TASK REQUIREMENTS
Pictures stay out of the copy; set down each line of the listing below exactly.

[Records with drawing code]
-- Start --

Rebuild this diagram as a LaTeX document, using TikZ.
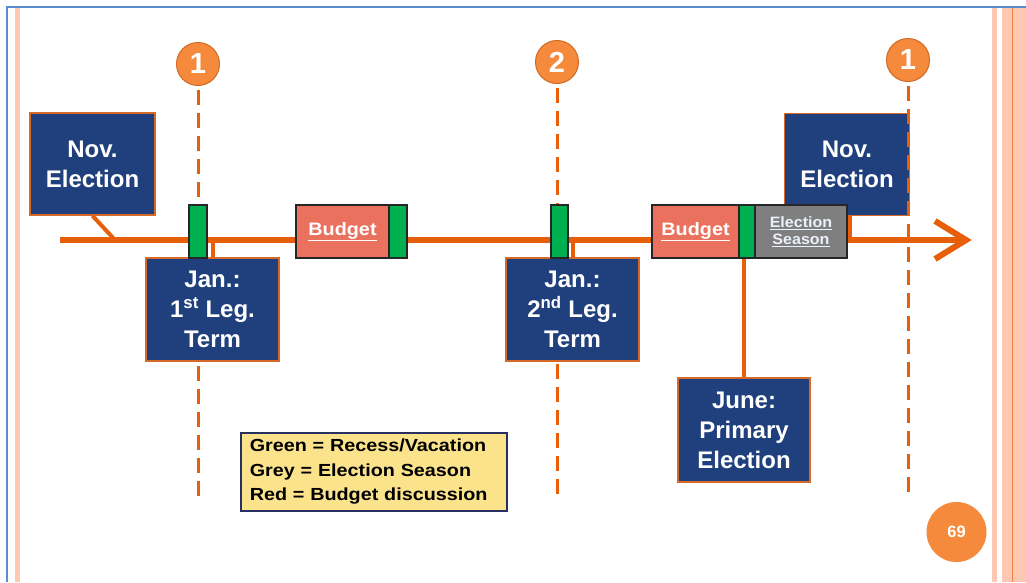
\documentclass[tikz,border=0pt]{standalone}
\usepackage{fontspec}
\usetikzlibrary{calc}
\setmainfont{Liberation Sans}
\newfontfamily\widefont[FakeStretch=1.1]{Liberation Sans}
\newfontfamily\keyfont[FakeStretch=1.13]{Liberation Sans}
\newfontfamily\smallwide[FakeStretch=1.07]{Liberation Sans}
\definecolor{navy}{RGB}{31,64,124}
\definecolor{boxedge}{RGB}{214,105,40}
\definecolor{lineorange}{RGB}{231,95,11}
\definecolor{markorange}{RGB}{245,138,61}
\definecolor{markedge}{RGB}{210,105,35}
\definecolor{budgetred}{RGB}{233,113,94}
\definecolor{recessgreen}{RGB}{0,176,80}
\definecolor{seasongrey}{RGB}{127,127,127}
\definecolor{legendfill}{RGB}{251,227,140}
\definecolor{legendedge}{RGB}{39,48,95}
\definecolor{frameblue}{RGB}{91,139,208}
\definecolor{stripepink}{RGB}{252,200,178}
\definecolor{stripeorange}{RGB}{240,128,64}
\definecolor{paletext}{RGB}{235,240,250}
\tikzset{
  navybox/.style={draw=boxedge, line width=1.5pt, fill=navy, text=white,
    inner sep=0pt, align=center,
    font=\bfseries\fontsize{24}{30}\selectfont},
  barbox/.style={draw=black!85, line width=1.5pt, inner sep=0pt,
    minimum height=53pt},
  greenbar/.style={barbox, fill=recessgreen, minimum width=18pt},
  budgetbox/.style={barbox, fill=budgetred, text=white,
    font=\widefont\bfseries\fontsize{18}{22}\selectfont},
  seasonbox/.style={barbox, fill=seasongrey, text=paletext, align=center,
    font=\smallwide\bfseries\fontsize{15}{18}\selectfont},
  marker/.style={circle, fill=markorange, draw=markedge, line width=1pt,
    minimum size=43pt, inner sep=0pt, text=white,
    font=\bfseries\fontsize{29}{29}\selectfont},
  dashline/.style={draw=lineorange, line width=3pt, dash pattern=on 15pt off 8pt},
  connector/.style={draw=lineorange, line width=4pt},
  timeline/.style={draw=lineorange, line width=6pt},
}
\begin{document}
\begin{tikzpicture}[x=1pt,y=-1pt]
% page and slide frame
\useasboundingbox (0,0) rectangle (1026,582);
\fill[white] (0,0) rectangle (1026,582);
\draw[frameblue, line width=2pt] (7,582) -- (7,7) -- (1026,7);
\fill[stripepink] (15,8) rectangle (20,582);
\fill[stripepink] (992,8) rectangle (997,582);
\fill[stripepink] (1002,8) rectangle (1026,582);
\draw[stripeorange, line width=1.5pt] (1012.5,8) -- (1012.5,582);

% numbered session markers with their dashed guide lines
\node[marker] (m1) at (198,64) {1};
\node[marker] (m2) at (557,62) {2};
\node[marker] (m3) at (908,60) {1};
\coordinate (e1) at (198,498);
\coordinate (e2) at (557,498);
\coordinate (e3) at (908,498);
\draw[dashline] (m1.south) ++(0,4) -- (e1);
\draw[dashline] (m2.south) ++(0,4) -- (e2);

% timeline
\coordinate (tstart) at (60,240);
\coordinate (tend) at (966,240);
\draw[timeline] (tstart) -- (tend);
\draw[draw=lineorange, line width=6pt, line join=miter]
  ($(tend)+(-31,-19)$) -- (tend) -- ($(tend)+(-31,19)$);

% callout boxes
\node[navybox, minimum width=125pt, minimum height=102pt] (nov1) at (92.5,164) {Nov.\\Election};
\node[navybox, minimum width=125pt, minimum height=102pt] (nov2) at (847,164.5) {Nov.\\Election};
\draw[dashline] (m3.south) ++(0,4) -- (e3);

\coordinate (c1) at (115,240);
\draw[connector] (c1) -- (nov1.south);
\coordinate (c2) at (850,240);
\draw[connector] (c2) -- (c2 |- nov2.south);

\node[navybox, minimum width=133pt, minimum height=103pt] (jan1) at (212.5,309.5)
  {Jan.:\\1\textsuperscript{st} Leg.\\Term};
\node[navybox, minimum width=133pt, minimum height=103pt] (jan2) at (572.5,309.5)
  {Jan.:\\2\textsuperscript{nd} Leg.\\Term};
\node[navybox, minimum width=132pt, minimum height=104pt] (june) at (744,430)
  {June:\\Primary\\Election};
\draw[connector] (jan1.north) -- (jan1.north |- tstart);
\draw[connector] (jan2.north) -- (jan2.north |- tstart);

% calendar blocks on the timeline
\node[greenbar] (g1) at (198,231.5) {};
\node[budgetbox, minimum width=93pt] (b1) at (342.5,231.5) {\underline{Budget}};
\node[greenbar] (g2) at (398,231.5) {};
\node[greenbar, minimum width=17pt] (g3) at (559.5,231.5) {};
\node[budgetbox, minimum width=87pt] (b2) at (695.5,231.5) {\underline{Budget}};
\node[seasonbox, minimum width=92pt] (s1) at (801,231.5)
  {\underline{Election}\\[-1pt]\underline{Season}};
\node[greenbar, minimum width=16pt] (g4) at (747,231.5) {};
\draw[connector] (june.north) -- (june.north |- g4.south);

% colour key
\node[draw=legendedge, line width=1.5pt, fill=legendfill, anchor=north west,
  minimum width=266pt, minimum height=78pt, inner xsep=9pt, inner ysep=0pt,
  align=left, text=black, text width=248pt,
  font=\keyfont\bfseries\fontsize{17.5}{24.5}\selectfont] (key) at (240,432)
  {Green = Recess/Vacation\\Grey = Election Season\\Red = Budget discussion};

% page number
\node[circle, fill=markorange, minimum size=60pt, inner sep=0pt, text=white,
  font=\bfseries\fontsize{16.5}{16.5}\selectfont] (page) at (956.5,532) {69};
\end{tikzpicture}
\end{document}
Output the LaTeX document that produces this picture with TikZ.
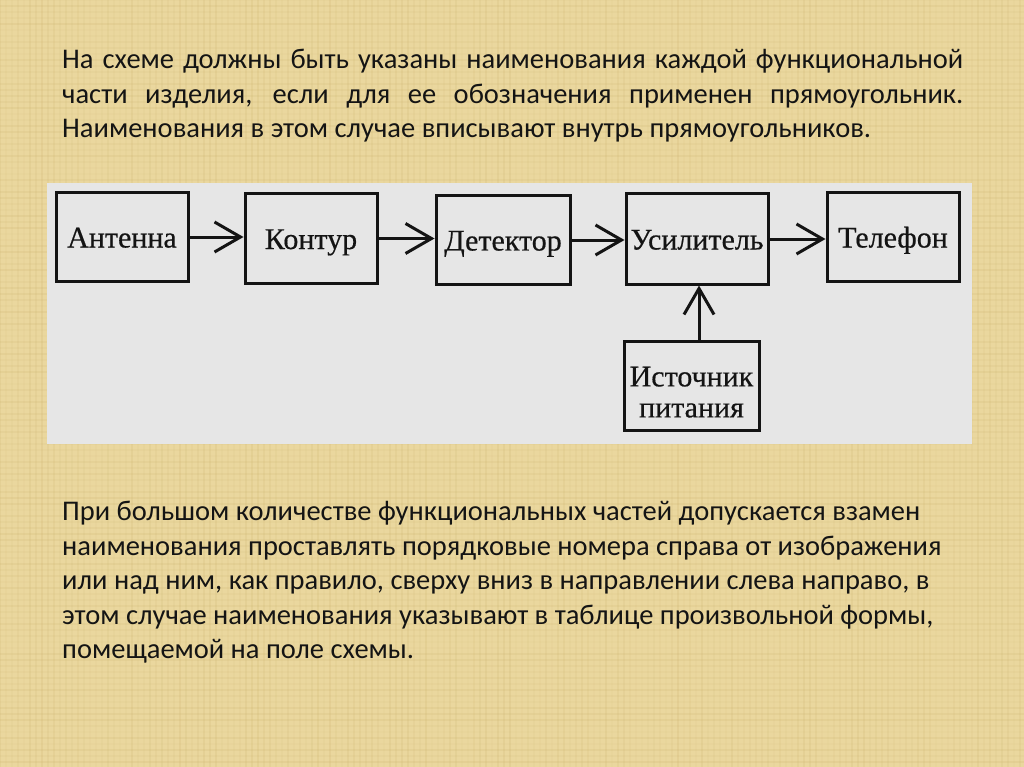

-- End --

RESULT OF THIS EXERCISE
Rebuild this diagram as a LaTeX document, using TikZ.
\documentclass[tikz,border=0pt]{standalone}
\usepackage{fontspec}
\usetikzlibrary{calc}
\setmainfont{Liberation Sans}
\newfontfamily\widefont[FakeStretch=1.1]{Liberation Sans}
\newfontfamily\keyfont[FakeStretch=1.13]{Liberation Sans}
\newfontfamily\smallwide[FakeStretch=1.07]{Liberation Sans}
\definecolor{navy}{RGB}{31,64,124}
\definecolor{boxedge}{RGB}{214,105,40}
\definecolor{lineorange}{RGB}{231,95,11}
\definecolor{markorange}{RGB}{245,138,61}
\definecolor{markedge}{RGB}{210,105,35}
\definecolor{budgetred}{RGB}{233,113,94}
\definecolor{recessgreen}{RGB}{0,176,80}
\definecolor{seasongrey}{RGB}{127,127,127}
\definecolor{legendfill}{RGB}{251,227,140}
\definecolor{legendedge}{RGB}{39,48,95}
\definecolor{frameblue}{RGB}{91,139,208}
\definecolor{stripepink}{RGB}{252,200,178}
\definecolor{stripeorange}{RGB}{240,128,64}
\definecolor{paletext}{RGB}{235,240,250}
\tikzset{
  navybox/.style={draw=boxedge, line width=1.5pt, fill=navy, text=white,
    inner sep=0pt, align=center,
    font=\bfseries\fontsize{24}{30}\selectfont},
  barbox/.style={draw=black!85, line width=1.5pt, inner sep=0pt,
    minimum height=53pt},
  greenbar/.style={barbox, fill=recessgreen, minimum width=18pt},
  budgetbox/.style={barbox, fill=budgetred, text=white,
    font=\widefont\bfseries\fontsize{18}{22}\selectfont},
  seasonbox/.style={barbox, fill=seasongrey, text=paletext, align=center,
    font=\smallwide\bfseries\fontsize{15}{18}\selectfont},
  marker/.style={circle, fill=markorange, draw=markedge, line width=1pt,
    minimum size=43pt, inner sep=0pt, text=white,
    font=\bfseries\fontsize{29}{29}\selectfont},
  dashline/.style={draw=lineorange, line width=3pt, dash pattern=on 15pt off 8pt},
  connector/.style={draw=lineorange, line width=4pt},
  timeline/.style={draw=lineorange, line width=6pt},
}
\begin{document}
\begin{tikzpicture}[x=1pt,y=-1pt]
% page and slide frame
\useasboundingbox (0,0) rectangle (1026,582);
\fill[white] (0,0) rectangle (1026,582);
\draw[frameblue, line width=2pt] (7,582) -- (7,7) -- (1026,7);
\fill[stripepink] (15,8) rectangle (20,582);
\fill[stripepink] (992,8) rectangle (997,582);
\fill[stripepink] (1002,8) rectangle (1026,582);
\draw[stripeorange, line width=1.5pt] (1012.5,8) -- (1012.5,582);

% numbered session markers with their dashed guide lines
\node[marker] (m1) at (198,64) {1};
\node[marker] (m2) at (557,62) {2};
\node[marker] (m3) at (908,60) {1};
\coordinate (e1) at (198,498);
\coordinate (e2) at (557,498);
\coordinate (e3) at (908,498);
\draw[dashline] (m1.south) ++(0,4) -- (e1);
\draw[dashline] (m2.south) ++(0,4) -- (e2);

% timeline
\coordinate (tstart) at (60,240);
\coordinate (tend) at (966,240);
\draw[timeline] (tstart) -- (tend);
\draw[draw=lineorange, line width=6pt, line join=miter]
  ($(tend)+(-31,-19)$) -- (tend) -- ($(tend)+(-31,19)$);

% callout boxes
\node[navybox, minimum width=125pt, minimum height=102pt] (nov1) at (92.5,164) {Nov.\\Election};
\node[navybox, minimum width=125pt, minimum height=102pt] (nov2) at (847,164.5) {Nov.\\Election};
\draw[dashline] (m3.south) ++(0,4) -- (e3);

\coordinate (c1) at (115,240);
\draw[connector] (c1) -- (nov1.south);
\coordinate (c2) at (850,240);
\draw[connector] (c2) -- (c2 |- nov2.south);

\node[navybox, minimum width=133pt, minimum height=103pt] (jan1) at (212.5,309.5)
  {Jan.:\\1\textsuperscript{st} Leg.\\Term};
\node[navybox, minimum width=133pt, minimum height=103pt] (jan2) at (572.5,309.5)
  {Jan.:\\2\textsuperscript{nd} Leg.\\Term};
\node[navybox, minimum width=132pt, minimum height=104pt] (june) at (744,430)
  {June:\\Primary\\Election};
\draw[connector] (jan1.north) -- (jan1.north |- tstart);
\draw[connector] (jan2.north) -- (jan2.north |- tstart);

% calendar blocks on the timeline
\node[greenbar] (g1) at (198,231.5) {};
\node[budgetbox, minimum width=93pt] (b1) at (342.5,231.5) {\underline{Budget}};
\node[greenbar] (g2) at (398,231.5) {};
\node[greenbar, minimum width=17pt] (g3) at (559.5,231.5) {};
\node[budgetbox, minimum width=87pt] (b2) at (695.5,231.5) {\underline{Budget}};
\node[seasonbox, minimum width=92pt] (s1) at (801,231.5)
  {\underline{Election}\\[-1pt]\underline{Season}};
\node[greenbar, minimum width=16pt] (g4) at (747,231.5) {};
\draw[connector] (june.north) -- (june.north |- g4.south);

% colour key
\node[draw=legendedge, line width=1.5pt, fill=legendfill, anchor=north west,
  minimum width=266pt, minimum height=78pt, inner xsep=9pt, inner ysep=0pt,
  align=left, text=black, text width=248pt,
  font=\keyfont\bfseries\fontsize{17.5}{24.5}\selectfont] (key) at (240,432)
  {Green = Recess/Vacation\\Grey = Election Season\\Red = Budget discussion};

% page number
\node[circle, fill=markorange, minimum size=60pt, inner sep=0pt, text=white,
  font=\bfseries\fontsize{16.5}{16.5}\selectfont] (page) at (956.5,532) {69};
\end{tikzpicture}
\end{document}
Output the LaTeX document that produces this picture with TikZ.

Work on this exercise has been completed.